* _Written task_
Starting at the top of the listing, extract every line up to and including the one with "minimum width=180pt, minimum". Pictures stay out of the copy.
------------------------------------------------------------
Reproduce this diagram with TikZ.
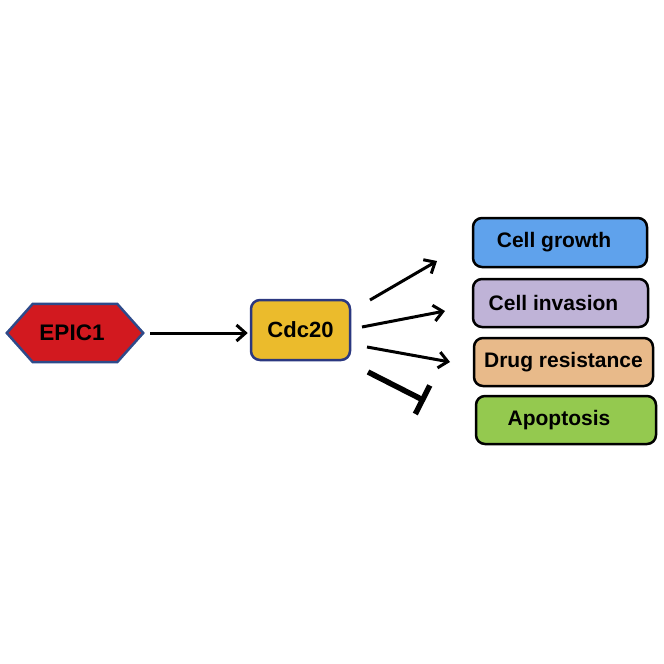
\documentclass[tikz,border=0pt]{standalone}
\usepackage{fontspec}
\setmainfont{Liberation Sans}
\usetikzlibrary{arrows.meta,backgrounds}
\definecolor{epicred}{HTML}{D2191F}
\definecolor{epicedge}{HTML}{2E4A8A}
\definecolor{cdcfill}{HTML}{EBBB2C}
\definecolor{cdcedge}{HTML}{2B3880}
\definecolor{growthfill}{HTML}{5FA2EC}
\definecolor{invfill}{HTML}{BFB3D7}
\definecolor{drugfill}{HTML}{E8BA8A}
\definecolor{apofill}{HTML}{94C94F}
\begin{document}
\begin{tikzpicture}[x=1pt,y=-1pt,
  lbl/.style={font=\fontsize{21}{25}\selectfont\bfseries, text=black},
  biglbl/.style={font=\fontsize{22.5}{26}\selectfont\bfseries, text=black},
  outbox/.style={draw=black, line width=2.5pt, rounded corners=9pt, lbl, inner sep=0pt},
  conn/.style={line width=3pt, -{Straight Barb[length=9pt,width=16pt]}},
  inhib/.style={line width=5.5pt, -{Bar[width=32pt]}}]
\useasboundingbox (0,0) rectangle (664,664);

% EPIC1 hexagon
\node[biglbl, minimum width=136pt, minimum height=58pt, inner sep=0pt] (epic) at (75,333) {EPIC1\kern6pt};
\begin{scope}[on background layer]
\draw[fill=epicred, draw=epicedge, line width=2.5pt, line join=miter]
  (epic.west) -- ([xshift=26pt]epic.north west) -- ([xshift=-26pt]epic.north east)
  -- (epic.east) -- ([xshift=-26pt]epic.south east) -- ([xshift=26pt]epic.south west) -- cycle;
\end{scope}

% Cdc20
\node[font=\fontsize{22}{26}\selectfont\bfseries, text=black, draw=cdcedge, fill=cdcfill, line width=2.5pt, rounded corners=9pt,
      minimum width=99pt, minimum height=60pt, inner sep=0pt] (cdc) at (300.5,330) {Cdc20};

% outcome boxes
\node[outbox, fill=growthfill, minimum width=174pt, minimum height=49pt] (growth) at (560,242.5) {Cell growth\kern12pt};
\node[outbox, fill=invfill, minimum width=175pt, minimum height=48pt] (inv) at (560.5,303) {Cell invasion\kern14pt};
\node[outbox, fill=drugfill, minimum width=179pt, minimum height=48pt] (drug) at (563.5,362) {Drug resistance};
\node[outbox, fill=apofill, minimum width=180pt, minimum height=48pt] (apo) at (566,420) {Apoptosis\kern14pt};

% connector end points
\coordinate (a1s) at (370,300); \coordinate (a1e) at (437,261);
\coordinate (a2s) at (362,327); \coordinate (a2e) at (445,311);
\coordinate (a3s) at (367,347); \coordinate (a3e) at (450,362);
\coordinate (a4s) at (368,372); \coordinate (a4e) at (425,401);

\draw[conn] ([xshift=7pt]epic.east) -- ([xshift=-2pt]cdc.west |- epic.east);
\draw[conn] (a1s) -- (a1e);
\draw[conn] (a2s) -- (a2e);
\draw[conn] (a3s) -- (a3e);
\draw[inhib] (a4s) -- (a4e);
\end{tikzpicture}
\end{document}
------------------------------------------------------------
* _Result_
Reproduce this diagram with TikZ.
\documentclass[tikz,border=0pt]{standalone}
\usepackage{fontspec}
\setmainfont{Liberation Sans}
\usetikzlibrary{arrows.meta,backgrounds}
\definecolor{epicred}{HTML}{D2191F}
\definecolor{epicedge}{HTML}{2E4A8A}
\definecolor{cdcfill}{HTML}{EBBB2C}
\definecolor{cdcedge}{HTML}{2B3880}
\definecolor{growthfill}{HTML}{5FA2EC}
\definecolor{invfill}{HTML}{BFB3D7}
\definecolor{drugfill}{HTML}{E8BA8A}
\definecolor{apofill}{HTML}{94C94F}
\begin{document}
\begin{tikzpicture}[x=1pt,y=-1pt,
  lbl/.style={font=\fontsize{21}{25}\selectfont\bfseries, text=black},
  biglbl/.style={font=\fontsize{22.5}{26}\selectfont\bfseries, text=black},
  outbox/.style={draw=black, line width=2.5pt, rounded corners=9pt, lbl, inner sep=0pt},
  conn/.style={line width=3pt, -{Straight Barb[length=9pt,width=16pt]}},
  inhib/.style={line width=5.5pt, -{Bar[width=32pt]}}]
\useasboundingbox (0,0) rectangle (664,664);

% EPIC1 hexagon
\node[biglbl, minimum width=136pt, minimum height=58pt, inner sep=0pt] (epic) at (75,333) {EPIC1\kern6pt};
\begin{scope}[on background layer]
\draw[fill=epicred, draw=epicedge, line width=2.5pt, line join=miter]
  (epic.west) -- ([xshift=26pt]epic.north west) -- ([xshift=-26pt]epic.north east)
  -- (epic.east) -- ([xshift=-26pt]epic.south east) -- ([xshift=26pt]epic.south west) -- cycle;
\end{scope}

% Cdc20
\node[font=\fontsize{22}{26}\selectfont\bfseries, text=black, draw=cdcedge, fill=cdcfill, line width=2.5pt, rounded corners=9pt,
      minimum width=99pt, minimum height=60pt, inner sep=0pt] (cdc) at (300.5,330) {Cdc20};

% outcome boxes
\node[outbox, fill=growthfill, minimum width=174pt, minimum height=49pt] (growth) at (560,242.5) {Cell growth\kern12pt};
\node[outbox, fill=invfill, minimum width=175pt, minimum height=48pt] (inv) at (560.5,303) {Cell invasion\kern14pt};
\node[outbox, fill=drugfill, minimum width=179pt, minimum height=48pt] (drug) at (563.5,362) {Drug resistance};
\node[outbox, fill=apofill, minimum width=180pt, minimum height=48pt] (apo) at (566,420) {Apoptosis\kern14pt};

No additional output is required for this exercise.